Design of Experiments (DOE) Training (On-site or Virtual)

The objective of Design of Experiments Training is to provide participants with the analytical tools and methods necessary to:

  • Plan and conduct experiments in an effective and efficient manner
  • Identify and interpret significant factor effects and 2-factor interactions
  • Develop predictive models to explain process/product behavior
  • Check models for validity
  • Apply very efficient fractional factorial designs in screening experiments
  • Handle variable, proportion, and variance responses
  • Avoid common misapplications of DOE in practice

Participants gain a solid understanding of important concepts and methods to develop predictive models that allow the optimization of product designs or manufacturing processes. Many practical examples are presented to illustrate the application of technical concepts. Participants also get a chance to apply their knowledge by designing an experiment, analyzing the results, and utilizing the model(s) to develop optimal solutions (in the 4-days DOE Training program). Minitab or other statistical software is utilized in the class.

Seminar Content (3 or 4 Days)

  1. Introduction to Experimental Design
    • What is DOE?
    • Definitions
    • Sequential Experimentation
    • When to use DOE
    • Common Pitfalls in DOE
  2. A Guide to Experimentation
    • Planning an Experiment
    • Implementing an Experiment
    • Analyzing an Experiment
    • Case Studies
  3. Two Level Factorial Designs
    • Design Matrix and Calculation Matrix
    • Calculation of Main & Interaction Effects
    • Interpreting Effects
    • Using Center Points
  4. Identifying Significant Effects
    • Variable & Attribute Responses
    • Describing Insignificant Location Effects
    • Determining which effects are statistically significant
    • Analyzing Replicated and Non-replicated Designs
  5. Developing Mathematical Models
    • Developing First Order Models
    • Residuals /Model Validation
    • Optimizing Responses
  6. Fractional Factorial Designs (Screening)
    • Structure of the Designs
    • Identifying an “Optimal” Fraction
    • Confounding/Aliasing
    • Resolution
    • Analysis of Fractional Factorials
    • Other Designs
  7. Proportion & Variance Responses
    • Sample Sizes for Proportion Response
    • Identifying Significant Proportion Effects
    • Handling Variance Responses
  8. Intro to Response Surface Designs
    • Central Composite Designs
    • Box-Behnken Designs
    • Optimizing several characteristics simultaneously
  9. DOE Projects (Project Teams)
    • Planning the DOE(s)
    • Conducting
    • Analysis
    • Next Steps

Why is DOE Training Important?

Experimentation is frequently performed using trial and error approaches which are extremely inefficient and rarely lead to optimal solutions.  Furthermore, when it’s desired to understand the effect of multiple variables on an outcome (response), “one-factor-at-a-time” trials are often performed.  Not only is this approach inefficient, it inhibits the ability to understand and model how multiple variables interact to jointly affect a response.  Statistically based Design of Experiments provides a methodology for optimally developing process understanding via experimentation.
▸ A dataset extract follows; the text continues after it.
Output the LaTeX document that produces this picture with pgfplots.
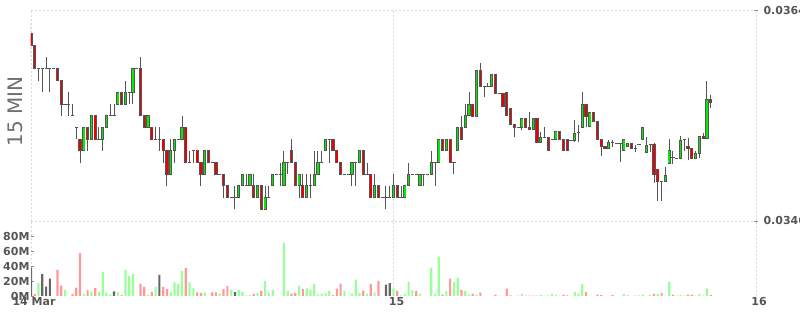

In this course, participants gain a solid understanding of important concepts and methods in statistically based experimentation.  Successful experiments allow the development of predictive models for the optimization of product designs or manufacturing processes.  Several practical examples and case studies are presented to illustrate the application of technical concepts.  This course will prepare you to design and conduct effective experiments.  You will also learn how to analyze the data from experiments to understand significant effects and develop predictive models utilized to optimize process behavior.

DOE has numerous applications, including:

  • Fast and Efficient Problem Solving (root cause determination)
  • Shortening R&D Efforts
  • Optimizing Product Designs
  • Optimizing Manufacturing Processes
  • Developing Product or Process Specifications
  • Improving Quality and/or Reliability
  • Ensure designs are robust against uncontrollable sources of variation


Typical Attendees:

  • Scientists
  • Product and Process Engineers
  • Design Engineers
  • Quality Engineers
  • Personnel involved in product development and validation
  • Laboratory Personnel
  • Manufacturing/Operations Personnel
  • Process Improvement Personnel
  • Six Sigma professionals